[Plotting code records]

* start *

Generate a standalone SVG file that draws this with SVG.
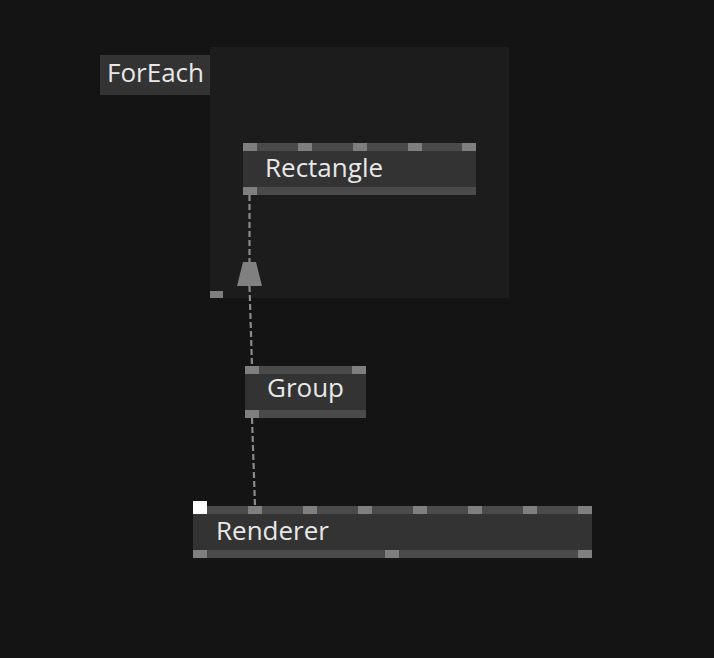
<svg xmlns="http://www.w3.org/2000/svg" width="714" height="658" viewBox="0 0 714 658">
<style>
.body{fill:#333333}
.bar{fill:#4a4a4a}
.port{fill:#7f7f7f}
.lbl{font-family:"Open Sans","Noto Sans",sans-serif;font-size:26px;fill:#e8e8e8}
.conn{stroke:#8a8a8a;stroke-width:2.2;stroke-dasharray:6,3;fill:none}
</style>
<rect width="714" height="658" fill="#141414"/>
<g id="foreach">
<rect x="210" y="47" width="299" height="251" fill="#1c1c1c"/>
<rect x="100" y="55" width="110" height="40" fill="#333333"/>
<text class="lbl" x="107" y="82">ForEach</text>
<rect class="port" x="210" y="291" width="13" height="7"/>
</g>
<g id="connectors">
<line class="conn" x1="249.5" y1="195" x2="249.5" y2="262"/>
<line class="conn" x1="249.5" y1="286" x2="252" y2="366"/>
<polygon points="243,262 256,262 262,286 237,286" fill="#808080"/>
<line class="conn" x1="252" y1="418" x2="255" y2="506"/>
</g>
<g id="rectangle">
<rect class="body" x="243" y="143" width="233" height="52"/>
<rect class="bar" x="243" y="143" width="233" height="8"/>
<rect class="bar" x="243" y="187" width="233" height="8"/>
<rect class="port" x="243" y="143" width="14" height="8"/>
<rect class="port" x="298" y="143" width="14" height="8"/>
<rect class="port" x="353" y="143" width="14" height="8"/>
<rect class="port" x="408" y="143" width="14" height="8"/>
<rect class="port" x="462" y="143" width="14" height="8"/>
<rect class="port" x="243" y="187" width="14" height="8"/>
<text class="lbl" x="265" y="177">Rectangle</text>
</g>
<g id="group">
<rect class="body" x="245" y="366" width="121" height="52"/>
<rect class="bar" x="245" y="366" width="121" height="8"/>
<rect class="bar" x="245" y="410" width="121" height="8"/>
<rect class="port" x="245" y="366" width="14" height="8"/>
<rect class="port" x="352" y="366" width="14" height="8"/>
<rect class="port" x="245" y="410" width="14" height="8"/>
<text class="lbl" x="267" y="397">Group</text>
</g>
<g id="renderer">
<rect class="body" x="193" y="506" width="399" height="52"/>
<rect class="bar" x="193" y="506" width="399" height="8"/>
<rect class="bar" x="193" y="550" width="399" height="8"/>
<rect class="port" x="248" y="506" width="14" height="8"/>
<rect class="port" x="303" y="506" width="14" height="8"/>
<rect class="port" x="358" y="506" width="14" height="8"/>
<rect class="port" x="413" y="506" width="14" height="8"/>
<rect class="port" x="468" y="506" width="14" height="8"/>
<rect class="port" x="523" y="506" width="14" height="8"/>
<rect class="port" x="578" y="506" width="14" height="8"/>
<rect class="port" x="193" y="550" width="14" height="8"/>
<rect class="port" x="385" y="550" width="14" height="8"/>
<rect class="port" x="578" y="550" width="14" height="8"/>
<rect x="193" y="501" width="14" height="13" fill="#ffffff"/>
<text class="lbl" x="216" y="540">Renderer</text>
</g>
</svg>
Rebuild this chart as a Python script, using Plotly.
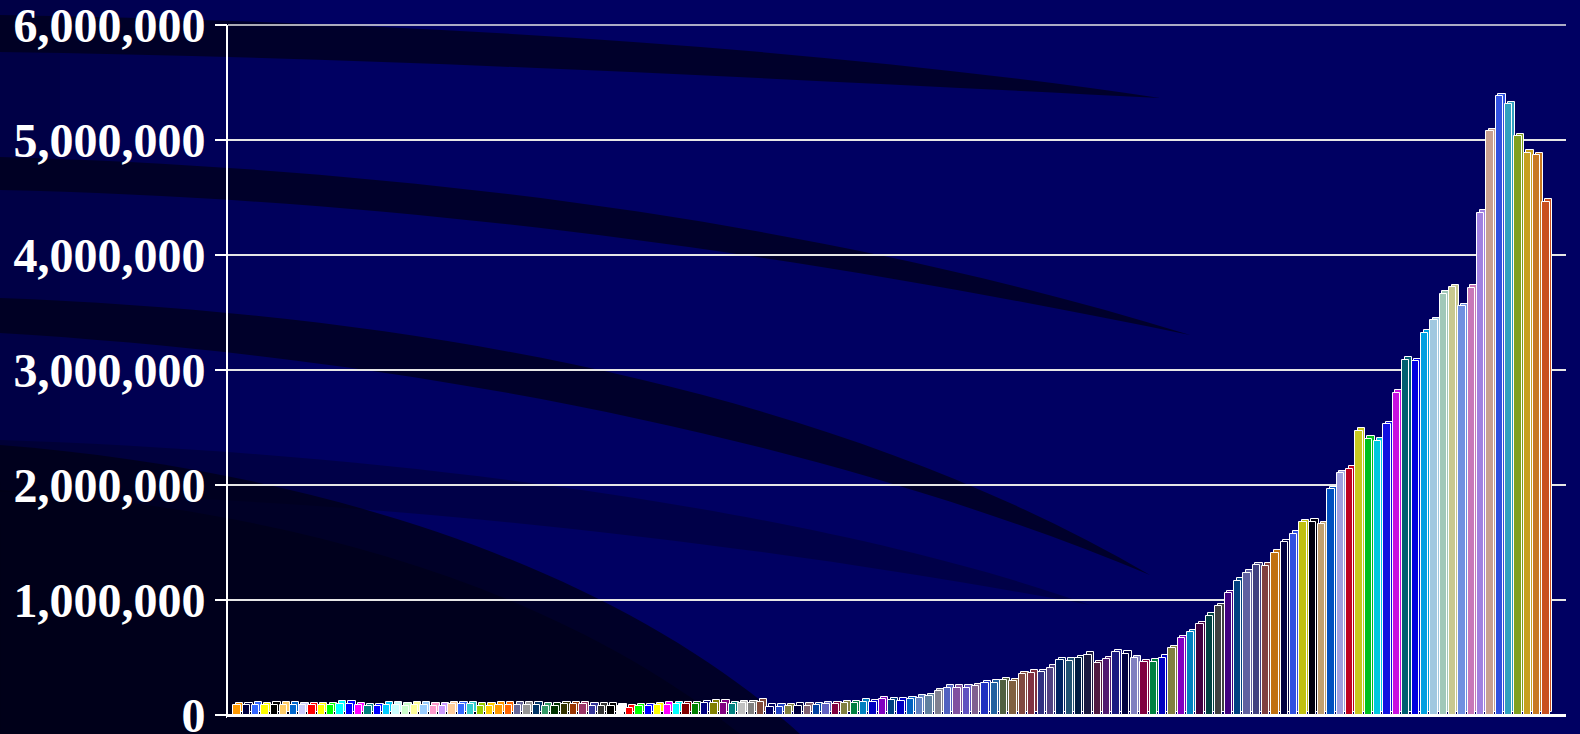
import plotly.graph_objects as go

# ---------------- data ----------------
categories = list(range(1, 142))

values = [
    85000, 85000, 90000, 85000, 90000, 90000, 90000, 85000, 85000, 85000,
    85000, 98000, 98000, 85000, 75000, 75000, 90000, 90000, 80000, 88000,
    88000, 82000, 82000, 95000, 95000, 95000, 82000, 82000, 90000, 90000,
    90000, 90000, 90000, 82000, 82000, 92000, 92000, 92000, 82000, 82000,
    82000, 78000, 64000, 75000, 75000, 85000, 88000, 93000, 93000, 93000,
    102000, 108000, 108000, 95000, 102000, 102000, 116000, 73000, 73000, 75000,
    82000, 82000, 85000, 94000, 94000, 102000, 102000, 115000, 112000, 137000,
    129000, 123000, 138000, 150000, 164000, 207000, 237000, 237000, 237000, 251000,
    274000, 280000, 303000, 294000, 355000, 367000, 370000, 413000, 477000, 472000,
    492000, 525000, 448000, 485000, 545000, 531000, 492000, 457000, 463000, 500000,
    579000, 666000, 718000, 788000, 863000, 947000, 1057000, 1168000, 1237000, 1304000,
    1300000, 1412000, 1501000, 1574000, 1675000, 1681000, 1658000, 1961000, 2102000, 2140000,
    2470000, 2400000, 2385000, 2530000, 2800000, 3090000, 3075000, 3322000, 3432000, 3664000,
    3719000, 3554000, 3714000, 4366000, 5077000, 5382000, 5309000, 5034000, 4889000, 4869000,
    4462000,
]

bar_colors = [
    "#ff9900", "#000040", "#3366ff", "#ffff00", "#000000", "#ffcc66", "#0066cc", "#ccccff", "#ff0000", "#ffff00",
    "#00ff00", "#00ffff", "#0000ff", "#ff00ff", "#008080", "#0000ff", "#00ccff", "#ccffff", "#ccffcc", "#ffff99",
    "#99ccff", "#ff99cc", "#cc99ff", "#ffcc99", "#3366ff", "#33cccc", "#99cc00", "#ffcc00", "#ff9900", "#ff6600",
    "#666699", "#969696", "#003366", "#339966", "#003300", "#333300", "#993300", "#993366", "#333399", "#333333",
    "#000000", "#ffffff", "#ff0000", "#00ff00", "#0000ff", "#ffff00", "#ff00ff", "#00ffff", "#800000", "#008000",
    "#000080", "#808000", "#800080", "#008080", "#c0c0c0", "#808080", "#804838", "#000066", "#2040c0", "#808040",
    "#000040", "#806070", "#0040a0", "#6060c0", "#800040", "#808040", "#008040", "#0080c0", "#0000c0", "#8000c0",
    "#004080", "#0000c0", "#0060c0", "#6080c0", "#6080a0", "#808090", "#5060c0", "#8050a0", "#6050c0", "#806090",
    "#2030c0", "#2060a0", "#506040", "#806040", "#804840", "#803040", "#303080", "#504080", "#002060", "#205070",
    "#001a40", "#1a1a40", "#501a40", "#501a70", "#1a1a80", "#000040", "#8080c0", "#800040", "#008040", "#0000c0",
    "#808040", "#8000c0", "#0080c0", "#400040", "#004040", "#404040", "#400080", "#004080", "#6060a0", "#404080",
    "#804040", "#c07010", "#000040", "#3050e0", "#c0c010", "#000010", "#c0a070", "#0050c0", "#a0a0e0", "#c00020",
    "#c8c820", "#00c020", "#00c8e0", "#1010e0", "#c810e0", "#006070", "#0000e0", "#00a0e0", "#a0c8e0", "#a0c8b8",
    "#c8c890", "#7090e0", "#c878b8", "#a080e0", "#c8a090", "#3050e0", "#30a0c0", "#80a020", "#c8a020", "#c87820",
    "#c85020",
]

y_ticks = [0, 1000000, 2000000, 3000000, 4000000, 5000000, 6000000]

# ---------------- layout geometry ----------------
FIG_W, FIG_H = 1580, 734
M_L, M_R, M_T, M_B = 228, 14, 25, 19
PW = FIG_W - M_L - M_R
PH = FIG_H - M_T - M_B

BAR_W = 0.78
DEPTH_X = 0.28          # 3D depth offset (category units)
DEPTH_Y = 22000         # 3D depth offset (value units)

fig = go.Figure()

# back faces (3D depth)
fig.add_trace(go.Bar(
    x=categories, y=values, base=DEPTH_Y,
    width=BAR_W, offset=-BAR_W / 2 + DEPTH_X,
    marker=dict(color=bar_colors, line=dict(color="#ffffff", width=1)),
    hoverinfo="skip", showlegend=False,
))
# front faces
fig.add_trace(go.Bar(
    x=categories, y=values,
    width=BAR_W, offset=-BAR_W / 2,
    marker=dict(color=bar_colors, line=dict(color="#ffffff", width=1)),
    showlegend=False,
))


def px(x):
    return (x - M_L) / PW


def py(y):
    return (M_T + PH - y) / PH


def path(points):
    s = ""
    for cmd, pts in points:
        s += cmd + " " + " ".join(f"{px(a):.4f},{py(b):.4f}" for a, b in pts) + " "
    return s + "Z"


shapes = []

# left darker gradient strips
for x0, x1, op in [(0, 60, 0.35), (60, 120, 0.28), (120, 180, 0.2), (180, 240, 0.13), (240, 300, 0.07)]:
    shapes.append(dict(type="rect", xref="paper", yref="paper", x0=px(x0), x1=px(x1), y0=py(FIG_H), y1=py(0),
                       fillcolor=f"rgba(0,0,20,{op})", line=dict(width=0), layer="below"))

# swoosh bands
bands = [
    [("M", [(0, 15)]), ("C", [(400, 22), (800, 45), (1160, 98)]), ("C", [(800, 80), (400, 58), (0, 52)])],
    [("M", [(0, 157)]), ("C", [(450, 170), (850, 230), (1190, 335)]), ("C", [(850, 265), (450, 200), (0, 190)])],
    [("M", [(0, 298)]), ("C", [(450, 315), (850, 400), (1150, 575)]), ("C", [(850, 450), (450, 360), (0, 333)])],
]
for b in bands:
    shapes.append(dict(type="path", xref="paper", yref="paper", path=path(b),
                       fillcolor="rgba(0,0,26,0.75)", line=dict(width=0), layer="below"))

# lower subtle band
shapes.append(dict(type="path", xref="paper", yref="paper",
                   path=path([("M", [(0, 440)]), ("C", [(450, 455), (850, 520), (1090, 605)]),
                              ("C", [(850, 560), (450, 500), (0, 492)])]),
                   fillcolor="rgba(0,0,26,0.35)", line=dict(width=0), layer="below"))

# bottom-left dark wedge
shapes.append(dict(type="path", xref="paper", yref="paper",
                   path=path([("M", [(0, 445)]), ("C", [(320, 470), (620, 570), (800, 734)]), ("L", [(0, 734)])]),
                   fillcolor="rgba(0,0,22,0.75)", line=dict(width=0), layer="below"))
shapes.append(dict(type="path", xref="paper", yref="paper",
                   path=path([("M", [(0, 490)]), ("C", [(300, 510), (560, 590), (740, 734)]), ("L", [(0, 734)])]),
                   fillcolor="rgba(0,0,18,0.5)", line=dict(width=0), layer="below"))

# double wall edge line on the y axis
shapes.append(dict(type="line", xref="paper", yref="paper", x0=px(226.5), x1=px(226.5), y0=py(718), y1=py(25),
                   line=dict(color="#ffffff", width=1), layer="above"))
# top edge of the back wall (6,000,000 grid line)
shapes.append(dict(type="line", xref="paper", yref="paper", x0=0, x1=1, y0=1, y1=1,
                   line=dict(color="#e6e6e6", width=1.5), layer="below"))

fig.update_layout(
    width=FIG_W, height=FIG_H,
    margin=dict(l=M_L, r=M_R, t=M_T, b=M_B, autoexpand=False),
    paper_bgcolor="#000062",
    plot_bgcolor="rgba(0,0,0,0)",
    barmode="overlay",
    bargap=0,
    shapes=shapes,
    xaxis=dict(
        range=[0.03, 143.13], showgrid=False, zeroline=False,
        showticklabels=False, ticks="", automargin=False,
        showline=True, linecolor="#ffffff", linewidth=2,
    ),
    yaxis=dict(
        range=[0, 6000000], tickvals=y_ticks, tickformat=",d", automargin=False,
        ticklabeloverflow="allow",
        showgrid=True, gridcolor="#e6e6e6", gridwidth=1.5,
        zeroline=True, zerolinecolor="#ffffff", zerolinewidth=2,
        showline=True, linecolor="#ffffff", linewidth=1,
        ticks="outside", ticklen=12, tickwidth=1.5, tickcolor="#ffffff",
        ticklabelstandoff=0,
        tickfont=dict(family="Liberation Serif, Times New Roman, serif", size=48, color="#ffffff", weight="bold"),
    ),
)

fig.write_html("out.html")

* end *

# Written exercise
Go through the records. Copy each line where "this" appears.

# Response
Generate a standalone SVG file that draws this with SVG.
Rebuild this chart as a Python script, using Plotly.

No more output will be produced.